The 85-year-old Flores, who was born Vicente in Orizaba, a town in the Gulf coast state of Veracruz, said that if elderly people in general are neglected by institutions and their own families, “LGBT senior citizens don’t even exist.”

The LGBT rights activist said she maintained her male appearance for 38 years “out of respect” for her father but became Samantha after he passed away, despite being aware that that decision would cause her to lose friends and family and not knowing how she would support herself.

Flores said that she moved to Mexico City after winning a car in a raffle and met two men who introduced her to other members of the LGBT community and helped her find work at bars and hotels.

In 2016, she legally changed her name to Samantha Aurelia Vicenta Flores Garcia.

She criticized Mexican society for making it “dangerous for the (LGBT) community to go out on the street,” although she said she had never been physically harmed or verbally harassed and as a youth never felt judged in her own home, where her father simply treated her as one of his daughters.

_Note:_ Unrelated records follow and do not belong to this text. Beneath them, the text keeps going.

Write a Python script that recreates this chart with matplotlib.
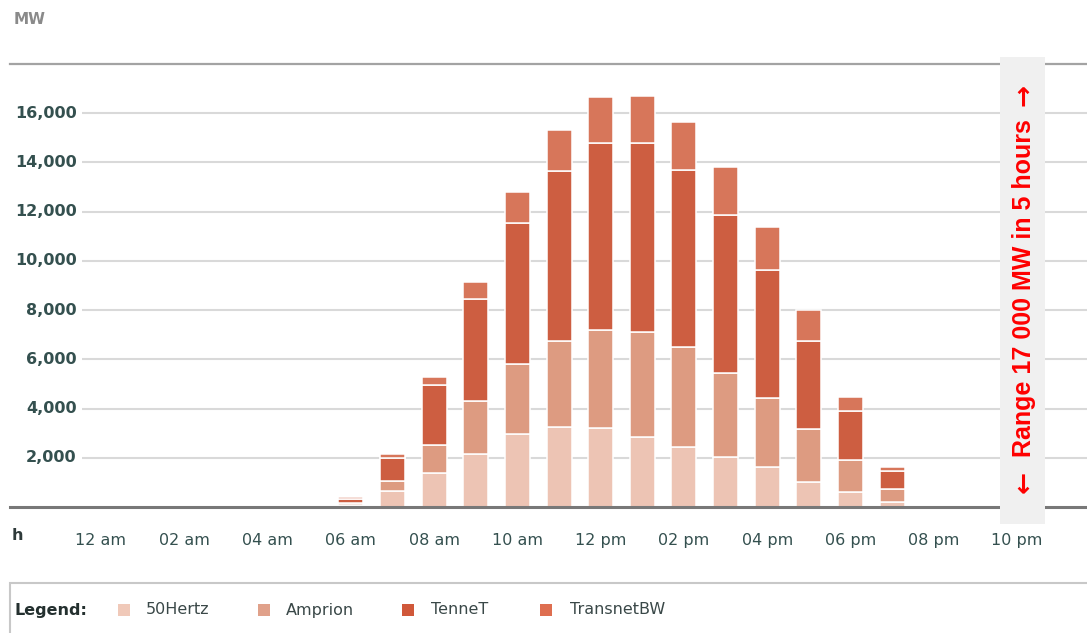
import matplotlib
matplotlib.use("Agg")
import matplotlib.pyplot as plt
from matplotlib.patches import Rectangle

# Hourly feed-in per control area (MW), hours 0..23
hours = list(range(24))
hertz50 = [0, 0, 0, 0, 0, 0, 80, 650, 1400, 2150, 2950, 3250, 3200, 2850,
           2450, 2050, 1630, 1000, 600, 200, 0, 0, 0, 0]
amprion = [0, 0, 0, 0, 0, 0, 70, 400, 1100, 2150, 2850, 3500, 4000, 4250,
           4050, 3400, 2800, 2150, 1300, 550, 0, 0, 0, 0]
tennet = [0, 0, 0, 0, 0, 0, 180, 950, 2450, 4150, 5750, 6900, 7600, 7700,
          7200, 6400, 5200, 3600, 2000, 700, 0, 0, 0, 0]
transnetbw = [0, 0, 0, 0, 0, 0, 70, 150, 350, 700, 1250, 1650, 1850, 1900,
              1950, 1950, 1750, 1250, 550, 180, 0, 0, 0, 0]

series_names = ["50Hertz", "Amprion", "TenneT", "TransnetBW"]
series_colors = ["#edc4b4", "#dd9b81", "#cd5e41", "#d7765a"]
legend_colors = ["#f0c9b9", "#e0a18a", "#d0583a", "#de6e50"]

y_ticks = [2000, 4000, 6000, 8000, 10000, 12000, 14000, 16000]
x_tick_hours = [0, 2, 4, 6, 8, 10, 12, 14, 16, 18, 20, 22]
x_tick_labels = ["12 am", "02 am", "04 am", "06 am", "08 am", "10 am",
                 "12 pm", "02 pm", "04 pm", "06 pm", "08 pm", "10 pm"]

W, H = 1087, 633
fig = plt.figure(figsize=(W / 100, H / 100), dpi=100)
fig.patch.set_facecolor("white")

# axes spans from x=10px to right edge, y from 64px to 507px
ax = fig.add_axes([10 / W, 1 - 507 / H, 1 - 10 / W, (507 - 64) / H])
ax.set_xlim(-2.185, 23.68)
ax.set_ylim(0, 18000)

label_color = "#34504f"

# horizontal gridlines starting just right of the value labels
for yt in y_ticks:
    ax.hlines(yt, -0.46, 23.68, color="#d9d9d9", lw=1.5, zorder=0)
    ax.text(-0.58, yt, f"{yt:,}", ha="right", va="center", fontsize=11.5,
            fontweight="bold", color=label_color)

# stacked bars
bottom = [0] * 24
for name, vals, col in zip(series_names, [hertz50, amprion, tennet, transnetbw],
                           series_colors):
    ax.bar(hours, vals, width=0.6, bottom=bottom, color=col,
           edgecolor="white", linewidth=1.1, zorder=2)
    bottom = [b + v for b, v in zip(bottom, vals)]

for s in ["left", "right"]:
    ax.spines[s].set_visible(False)
ax.spines["top"].set_color("#a3a3a3")
ax.spines["top"].set_linewidth(1.6)
ax.spines["bottom"].set_color("#787878")
ax.spines["bottom"].set_linewidth(2.2)
ax.spines["bottom"].set_zorder(3)

ax.set_yticks([])
ax.set_xticks(x_tick_hours)
ax.set_xticklabels(x_tick_labels, fontsize=11.5, color=label_color)
ax.tick_params(axis="x", length=0, pad=19)

# unit labels
fig.text(14 / W, 1 - 19 / H, "MW", fontsize=11, fontweight="bold",
         color="#8a8a8a", ha="left", va="center")
fig.text(12 / W, 1 - 535 / H, "h", fontsize=11.5, fontweight="bold",
         color="#2e3a3a", ha="left", va="center")

# range annotation strip
fig.patches.append(Rectangle((1000 / W, 1 - 524 / H), 45 / W, 467 / H,
                             transform=fig.transFigure, facecolor="#f0f0f0",
                             edgecolor="none", zorder=5))
fig.text(1024 / W, 1 - 288 / H, "Range 17 000 MW in 5 hours",
         rotation=90, ha="center", va="center", fontsize=18,
         fontweight="bold", color="#ff0000",
         family=["Liberation Sans", "DejaVu Sans"], zorder=6)
for ay, arrow in [(482, "←"), (95, "→")]:
    fig.text(1024 / W, 1 - ay / H, arrow, rotation=90, ha="center",
             va="center", fontsize=19, fontweight="bold", color="#ff0000",
             family=["DejaVu Sans"], zorder=6)

# legend panel
fig.patches.append(Rectangle((10 / W, -0.05), 1.1, (633 - 583) / H + 0.05,
                             transform=fig.transFigure, facecolor="white",
                             edgecolor="#c8c8c8", linewidth=1.5))
ly = 1 - 610 / H
fig.text(14 / W, ly, "Legend:", fontsize=11.5, fontweight="bold",
         color="#24302f", ha="left", va="center")
sq_x = [124, 264, 408, 546]
txt_x = [146, 286, 431, 570]
for name, col, sx, tx in zip(series_names, legend_colors, sq_x, txt_x):
    fig.patches.append(Rectangle(((sx - 6) / W, (633 - 616) / H), 12 / W, 12 / H,
                                 transform=fig.transFigure, facecolor=col,
                                 edgecolor="none"))
    fig.text(tx / W, ly, name, fontsize=11.5, color="#3a4848",
             ha="left", va="center")

fig.savefig("out.png", dpi=100, facecolor="white")
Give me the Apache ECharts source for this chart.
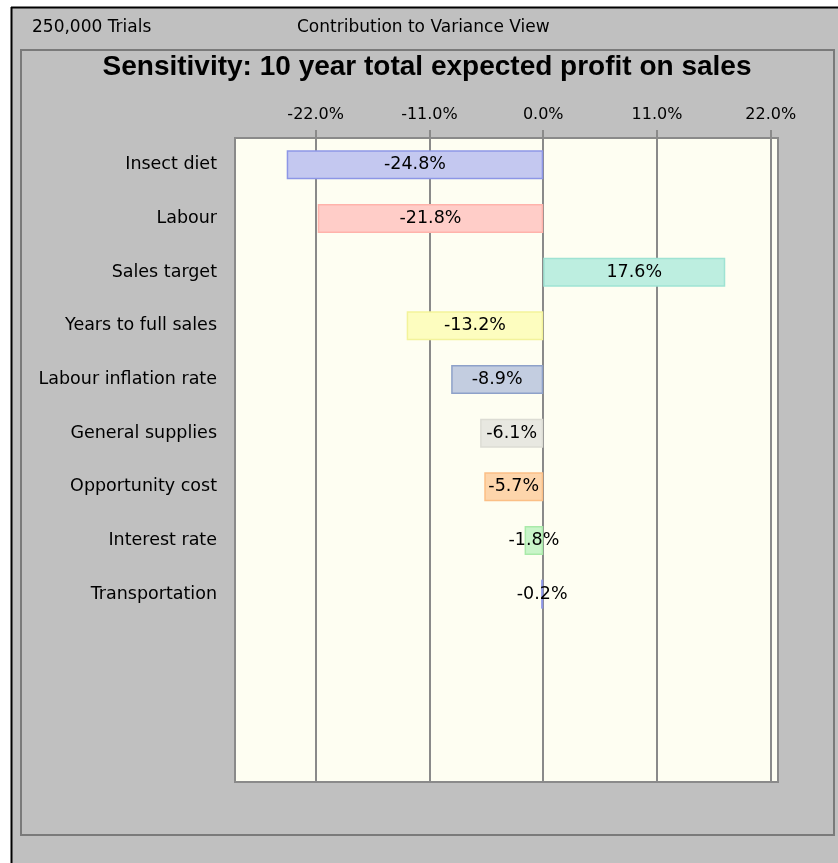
<!DOCTYPE html>
<html>
<head>
<meta charset="utf-8">
<script src="https://cdn.jsdelivr.net/npm/echarts@6/dist/echarts.min.js"></script>
<style>
  html, body { margin: 0; padding: 0; background: #ffffff; }
  #chart { width: 838px; height: 863px; }
</style>
</head>
<body>
<div id="chart"></div>
<script>
// Contribution to variance of the 10 year total expected profit on sales
const categories = [
  'Insect diet', 'Labour', 'Sales target', 'Years to full sales',
  'Labour inflation rate', 'General supplies', 'Opportunity cost',
  'Interest rate', 'Transportation'
];
const contributions = [-24.8, -21.8, 17.6, -13.2, -8.9, -6.1, -5.7, -1.8, -0.2];
const tickValues = [-22, -11, 0, 11, 22];
const fillColors = ['#c4c8f0', '#ffcdc8', '#bdeee0', '#fdfdbf', '#c3cde0', '#e8e8e1', '#fdd5ab', '#c9f5c9', '#c4c8f0'];
const edgeColors = ['#8d96e6', '#ffb3ab', '#9fe3d3', '#f3f39a', '#8ea1c9', '#dcdcd4', '#fbbf86', '#a9eaa9', '#8d96e6'];

// room for three empty rows below the last variable
const rowCount = 12;
const rowNames = categories.concat(new Array(rowCount - categories.length).fill(''));

const FONT = '"DejaVu Sans", Verdana, sans-serif';
const TITLE_FONT = '"Liberation Sans", Arial, sans-serif';
const chart = echarts.init(document.getElementById('chart'), null, { renderer: 'canvas' });

chart.setOption({
  animation: false,
  backgroundColor: '#ffffff',
  textStyle: { fontFamily: FONT },
  graphic: [
    { type: 'rect', z: -5, shape: { x: 11, y: 7, width: 827, height: 856 }, style: { fill: '#c0c0c0' } },
    { type: 'line', z: -4, shape: { x1: 11, y1: 7.5, x2: 838, y2: 7.5 }, style: { stroke: '#000', lineWidth: 2 } },
    { type: 'line', z: -4, shape: { x1: 11.5, y1: 7, x2: 11.5, y2: 863 }, style: { stroke: '#000', lineWidth: 2 } },
    { type: 'rect', z: -4, shape: { x: 21, y: 50, width: 813, height: 785 }, style: { fill: 'none', stroke: '#7a7a7a', lineWidth: 2 } },
    { type: 'text', z: 5, x: 32, y: 28, style: { text: '250,000 Trials', font: '17px ' + FONT, fill: '#000', textVerticalAlign: 'middle' } },
    { type: 'text', z: 5, x: 297, y: 28, style: { text: 'Contribution to Variance View', font: '17px ' + FONT, fill: '#000', textVerticalAlign: 'middle' } },
    { type: 'text', z: 5, x: 427, y: 67, style: { text: 'Sensitivity: 10 year total expected profit on sales', font: 'bold 28px ' + TITLE_FONT, fill: '#000', textAlign: 'center', textVerticalAlign: 'middle' } }
  ],
  grid: {
    left: 235, top: 138, width: 543, height: 644,
    show: true, backgroundColor: '#fefef2', borderColor: '#8a8a8a', borderWidth: 2
  },
  xAxis: {
    type: 'value',
    position: 'top',
    min: -29.8,
    max: 22.7,
    axisLine: { show: false },
    axisTick: { show: true, customValues: tickValues, length: 8, lineStyle: { color: '#8a8a8a', width: 2 } },
    axisLabel: {
      customValues: tickValues, color: '#000', fontSize: 16, margin: 15,
      formatter: v => v.toFixed(1) + '%'
    },
    splitLine: { show: true, lineStyle: { color: '#8a8a8a', width: 2 } }
  },
  yAxis: {
    type: 'category',
    inverse: true,
    data: rowNames,
    axisLine: { show: false },
    axisTick: { show: false },
    splitLine: { show: false },
    axisLabel: { color: '#000', fontSize: 17.5, margin: 18 }
  },
  series: [{
    type: 'bar',
    barWidth: 29,
    data: contributions.map((v, i) => ({
      value: v,
      itemStyle: { color: fillColors[i], borderColor: edgeColors[i], borderWidth: 1.5 }
    })),
    label: {
      show: true, position: 'inside', color: '#000', fontSize: 17.5,
      formatter: p => p.value.toFixed(1) + '%'
    }
  }]
});
</script>
</body>
</html>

(At least 202 murders of members of the LGBT community occurred between 2014 and 2016 in Mexico, a rate of nearly six homicides per month, with female trans individuals bearing the brunt of the violence, the non-governmental organization Letra S said in a report earlier this year based on media monitoring.)

Flores said that although there is greater sexual freedom today in Mexico, a pending challenge for the future is to “eradicate discrimination against the community and ensure a social meeting point.”